The Paradox of Me and Us

We humans are an interesting bunch. Two qualities provide real psychic paradox that often leads us to a terrible quandary. The first of these is the need to be independent. Within the first year of life, humans begin the process of individuation from our mothers, fathers, and other caregivers. The second quality is our need to fit into a group. While we assert our individuality early on, we spend most of our lives developing that identity in community.

Adolescence and early adulthood bring these two competing principles together with the expected result of immense confusion. On the one hand, young people want to assert themselves as adults, exercising new powers granted them through rites of passage like graduation from high school. On the other hand, being accepted by peers remains critical of the developing self-understanding. Rejection by peers or lovers often shatters the world of a young person. Often this need for affirmation from peers reflects association with groups that engage in highly destructive behaviors like gangs.

Much of the conflict settles in its impact when humans create families. In one sense this is the creation of one’s own community – a spouse, children, a house. Contact with an external peer group, while important, takes on less importance. But one’s professional life often goes to the building and existence of larger group – institutions. Businesses carefully craft their identities as communities with statements on vision, values, goals, and ethics. Moving “up” often requires the individual worker embody the business, inculcating these values in a human incarnation of the culture.

Something happens in this paradox of individual and the institutions of life. For too many people in these institutions, the individual loses their identity within the group-think of the organization. Indeed, a person very often becomes little more than an appendage of the institution itself. In fact, this tendency to dehumanize people is a radicalizing mark of all groups. The individual must surrender more and more of their individuality to become part of the most inner circles.

A great example in business is what happened to Enron in the early 2000’s. As people began losing their individual identities, the care and development of the company became the raison d’être of the individual worker. Even while senior leaders were committing fraud and lying about assets on their financial reports, people simply overlooked the information and assumed everything was great. And the senior leaders – the President, CEO, and executive vice presidents – squashed anyone daring to question the talking points coming from the top. Often these truth-tellers were branded as disloyal, not team players, and losers. Such is the lot of people who tell the truth: No good deed goes unpunished.

Enron was destroyed by the all-too-human tendency to associate the institution with the individual, failing to understand they are not the same. The very people within the institution that were castigated and ridiculed had the power to save it. What a tragedy.
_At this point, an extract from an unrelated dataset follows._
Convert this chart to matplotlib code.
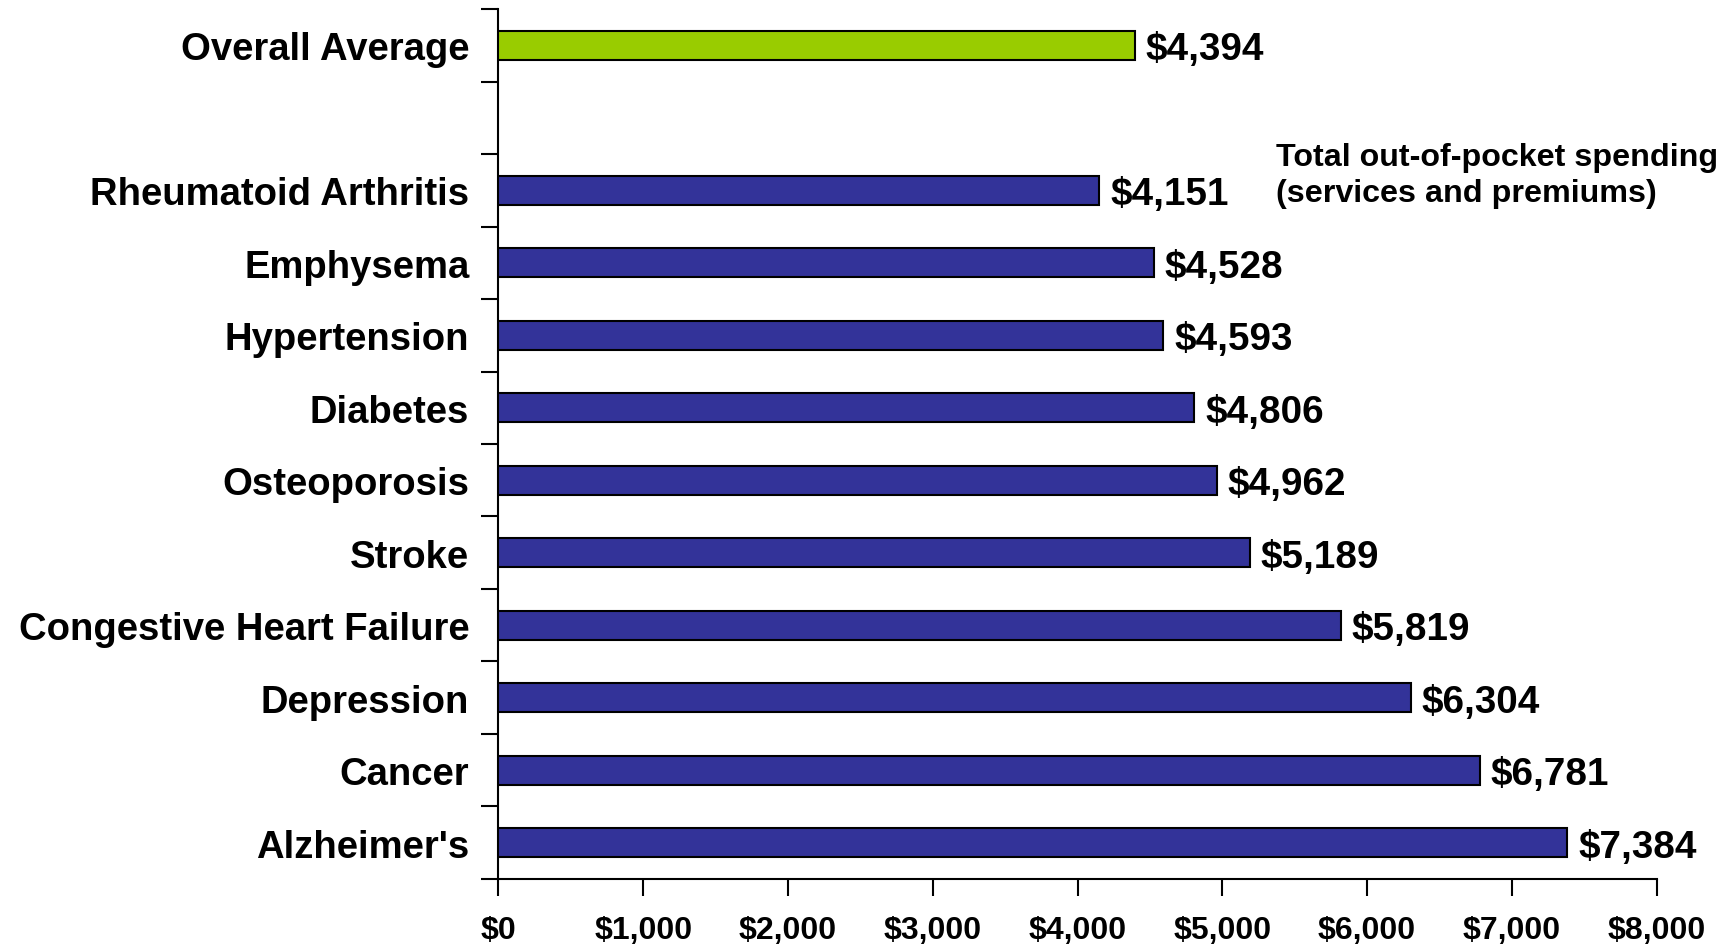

People within institutions that are the most loyal, hard-working, and invested in success can quickly become the most abusive and violent in defense of a sick organization. The organization is everything, and if we must sacrifice a few people along the way, then that’s just the way it goes. God forbid if these people go outside the institution and make waves! In such cases, people inside the institutions often target these prophets and truth-tellers for attack and annihilation.

The reality is that we must live in community to be fully human. We need human contact and interaction with our family, friends, and neighbors. But this tendency to lose ourselves in institutions and violate our individual values and ethics must be watched and protected.

One thought on “The Paradox of Me and Us

  1. I think this demonstrates the need for a strong commitment to a set of values and a fully solidified self-concept. Without the mooring of a commitment to universal and sacrosanct values it is easy to become buffeted along the sea of relative evaluations. But, then we must also guard against becoming adrift with the organizations from which we learned those values when they fail to be moored to them. That is why the teachings of a Church must always be more important than the organizational health. A small Church that preaches and practices it’s pure faith is a greater source of safe harbor than a large and prosperous one that has corrupt leaders.